:: What to work on ::
Set down word for word each line from the start of the listing through the line that contains "plt.rcParams['mathtext.fontset'] = 'dejavuserif'", both included.

:: Recorded data ::
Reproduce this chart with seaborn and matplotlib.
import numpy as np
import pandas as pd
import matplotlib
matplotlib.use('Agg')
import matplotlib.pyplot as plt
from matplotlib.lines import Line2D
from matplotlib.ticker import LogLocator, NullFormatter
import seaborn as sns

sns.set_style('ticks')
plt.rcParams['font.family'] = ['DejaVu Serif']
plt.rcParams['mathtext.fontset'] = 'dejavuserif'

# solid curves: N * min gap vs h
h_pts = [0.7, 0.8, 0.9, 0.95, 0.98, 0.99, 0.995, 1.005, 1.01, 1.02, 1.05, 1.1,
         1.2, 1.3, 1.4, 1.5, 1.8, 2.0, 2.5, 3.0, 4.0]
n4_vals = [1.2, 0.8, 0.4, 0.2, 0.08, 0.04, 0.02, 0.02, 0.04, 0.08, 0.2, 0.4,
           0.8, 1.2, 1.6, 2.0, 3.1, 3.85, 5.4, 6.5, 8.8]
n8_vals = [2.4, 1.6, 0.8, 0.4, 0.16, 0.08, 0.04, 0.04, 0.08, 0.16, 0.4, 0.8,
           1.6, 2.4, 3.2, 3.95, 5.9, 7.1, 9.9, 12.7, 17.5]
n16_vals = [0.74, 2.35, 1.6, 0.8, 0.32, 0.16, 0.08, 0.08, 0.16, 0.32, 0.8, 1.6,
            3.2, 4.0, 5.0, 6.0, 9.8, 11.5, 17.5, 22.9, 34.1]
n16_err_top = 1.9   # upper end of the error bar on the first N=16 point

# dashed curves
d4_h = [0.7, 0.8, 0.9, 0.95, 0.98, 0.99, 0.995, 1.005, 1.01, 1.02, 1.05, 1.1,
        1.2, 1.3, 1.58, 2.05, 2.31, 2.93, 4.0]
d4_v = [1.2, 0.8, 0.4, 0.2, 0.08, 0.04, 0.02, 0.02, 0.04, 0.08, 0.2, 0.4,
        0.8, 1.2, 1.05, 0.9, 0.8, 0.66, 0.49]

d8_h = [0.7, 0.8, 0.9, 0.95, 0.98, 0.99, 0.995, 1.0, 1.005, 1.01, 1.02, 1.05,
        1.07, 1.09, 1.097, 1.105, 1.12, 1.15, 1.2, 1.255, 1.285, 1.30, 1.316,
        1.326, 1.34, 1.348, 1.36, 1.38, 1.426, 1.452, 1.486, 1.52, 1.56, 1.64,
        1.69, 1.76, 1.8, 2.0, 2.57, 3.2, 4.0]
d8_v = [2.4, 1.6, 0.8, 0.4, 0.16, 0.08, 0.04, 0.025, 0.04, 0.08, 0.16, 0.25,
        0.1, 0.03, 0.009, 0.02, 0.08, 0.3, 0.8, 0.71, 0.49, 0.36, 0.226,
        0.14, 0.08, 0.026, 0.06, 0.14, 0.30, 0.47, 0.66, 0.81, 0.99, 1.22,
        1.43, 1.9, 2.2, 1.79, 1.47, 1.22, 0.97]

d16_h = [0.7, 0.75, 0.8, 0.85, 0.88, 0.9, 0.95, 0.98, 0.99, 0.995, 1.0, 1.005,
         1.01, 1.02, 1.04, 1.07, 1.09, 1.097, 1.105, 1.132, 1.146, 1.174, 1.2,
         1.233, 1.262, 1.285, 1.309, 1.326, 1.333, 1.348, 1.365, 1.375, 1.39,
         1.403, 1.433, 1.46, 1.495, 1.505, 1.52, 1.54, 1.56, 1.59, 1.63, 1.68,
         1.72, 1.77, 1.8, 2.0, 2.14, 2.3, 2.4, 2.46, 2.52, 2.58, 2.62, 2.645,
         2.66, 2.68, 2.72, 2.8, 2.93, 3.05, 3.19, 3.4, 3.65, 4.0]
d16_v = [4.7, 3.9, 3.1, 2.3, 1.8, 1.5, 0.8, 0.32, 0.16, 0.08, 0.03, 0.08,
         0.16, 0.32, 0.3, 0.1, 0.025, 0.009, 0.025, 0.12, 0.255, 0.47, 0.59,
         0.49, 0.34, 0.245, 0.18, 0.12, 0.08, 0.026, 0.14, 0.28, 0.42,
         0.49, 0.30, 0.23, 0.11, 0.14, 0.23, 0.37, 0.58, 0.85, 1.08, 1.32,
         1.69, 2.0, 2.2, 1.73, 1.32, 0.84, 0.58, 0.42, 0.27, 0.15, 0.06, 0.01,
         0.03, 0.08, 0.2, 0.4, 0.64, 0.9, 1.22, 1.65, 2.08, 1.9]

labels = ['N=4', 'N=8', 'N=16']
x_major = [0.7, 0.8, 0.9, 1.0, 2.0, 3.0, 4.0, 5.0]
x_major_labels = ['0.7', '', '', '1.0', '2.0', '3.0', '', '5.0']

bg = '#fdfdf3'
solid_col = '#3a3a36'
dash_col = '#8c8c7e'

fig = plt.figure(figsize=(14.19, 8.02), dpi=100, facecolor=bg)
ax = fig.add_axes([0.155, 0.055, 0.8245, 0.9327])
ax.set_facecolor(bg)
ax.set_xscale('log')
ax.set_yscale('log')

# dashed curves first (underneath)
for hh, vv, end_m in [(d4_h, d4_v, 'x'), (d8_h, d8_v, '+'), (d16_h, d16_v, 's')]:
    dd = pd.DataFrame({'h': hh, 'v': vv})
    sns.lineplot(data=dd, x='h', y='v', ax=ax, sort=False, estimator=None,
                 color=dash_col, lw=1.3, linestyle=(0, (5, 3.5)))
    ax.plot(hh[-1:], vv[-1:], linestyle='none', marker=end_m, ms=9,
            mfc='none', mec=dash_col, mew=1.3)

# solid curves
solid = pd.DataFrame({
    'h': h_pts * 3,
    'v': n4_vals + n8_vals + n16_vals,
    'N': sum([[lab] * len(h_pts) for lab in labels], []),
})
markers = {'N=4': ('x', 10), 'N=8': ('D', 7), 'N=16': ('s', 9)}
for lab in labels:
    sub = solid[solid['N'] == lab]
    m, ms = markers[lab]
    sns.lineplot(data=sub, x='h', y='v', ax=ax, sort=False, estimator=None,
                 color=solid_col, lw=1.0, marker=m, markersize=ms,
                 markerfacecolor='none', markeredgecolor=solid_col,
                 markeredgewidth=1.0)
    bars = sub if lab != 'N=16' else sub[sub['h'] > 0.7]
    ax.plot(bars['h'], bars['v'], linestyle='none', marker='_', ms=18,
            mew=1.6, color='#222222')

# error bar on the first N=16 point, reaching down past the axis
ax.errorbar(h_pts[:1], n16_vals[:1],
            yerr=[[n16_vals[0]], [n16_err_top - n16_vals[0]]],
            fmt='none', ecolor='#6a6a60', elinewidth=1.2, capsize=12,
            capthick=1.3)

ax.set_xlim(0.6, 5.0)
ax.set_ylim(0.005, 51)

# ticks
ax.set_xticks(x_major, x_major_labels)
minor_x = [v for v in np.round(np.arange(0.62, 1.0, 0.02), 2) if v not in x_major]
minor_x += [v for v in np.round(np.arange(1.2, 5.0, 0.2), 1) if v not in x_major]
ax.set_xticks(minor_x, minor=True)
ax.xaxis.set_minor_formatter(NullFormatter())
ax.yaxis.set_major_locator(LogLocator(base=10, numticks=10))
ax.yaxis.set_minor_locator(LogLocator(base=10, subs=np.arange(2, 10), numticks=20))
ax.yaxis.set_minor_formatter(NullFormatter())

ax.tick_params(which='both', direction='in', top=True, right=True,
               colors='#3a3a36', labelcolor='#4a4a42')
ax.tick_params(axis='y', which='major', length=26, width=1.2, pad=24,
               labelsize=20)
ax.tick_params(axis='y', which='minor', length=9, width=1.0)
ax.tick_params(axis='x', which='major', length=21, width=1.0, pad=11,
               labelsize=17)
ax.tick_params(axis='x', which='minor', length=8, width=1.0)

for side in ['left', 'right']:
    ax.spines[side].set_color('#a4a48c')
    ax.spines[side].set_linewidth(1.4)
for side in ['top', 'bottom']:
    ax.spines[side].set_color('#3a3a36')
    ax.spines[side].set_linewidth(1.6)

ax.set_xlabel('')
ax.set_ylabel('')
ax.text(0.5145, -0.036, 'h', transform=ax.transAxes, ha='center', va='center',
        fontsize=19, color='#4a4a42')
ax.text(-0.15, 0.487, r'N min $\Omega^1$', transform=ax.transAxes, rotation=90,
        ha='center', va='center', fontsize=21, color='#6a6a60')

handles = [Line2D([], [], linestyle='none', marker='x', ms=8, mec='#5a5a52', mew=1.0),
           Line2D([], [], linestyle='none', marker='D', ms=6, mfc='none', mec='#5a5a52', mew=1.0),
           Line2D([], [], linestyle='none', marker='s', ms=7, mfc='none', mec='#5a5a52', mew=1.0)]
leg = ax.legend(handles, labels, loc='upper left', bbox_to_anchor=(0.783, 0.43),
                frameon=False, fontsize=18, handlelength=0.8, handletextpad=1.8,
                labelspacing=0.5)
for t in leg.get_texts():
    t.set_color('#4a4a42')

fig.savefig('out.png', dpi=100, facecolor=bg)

:: Task response ::
Reproduce this chart with seaborn and matplotlib.
import numpy as np
import pandas as pd
import matplotlib
matplotlib.use('Agg')
import matplotlib.pyplot as plt
from matplotlib.lines import Line2D
from matplotlib.ticker import LogLocator, NullFormatter
import seaborn as sns

sns.set_style('ticks')
plt.rcParams['font.family'] = ['DejaVu Serif']
plt.rcParams['mathtext.fontset'] = 'dejavuserif'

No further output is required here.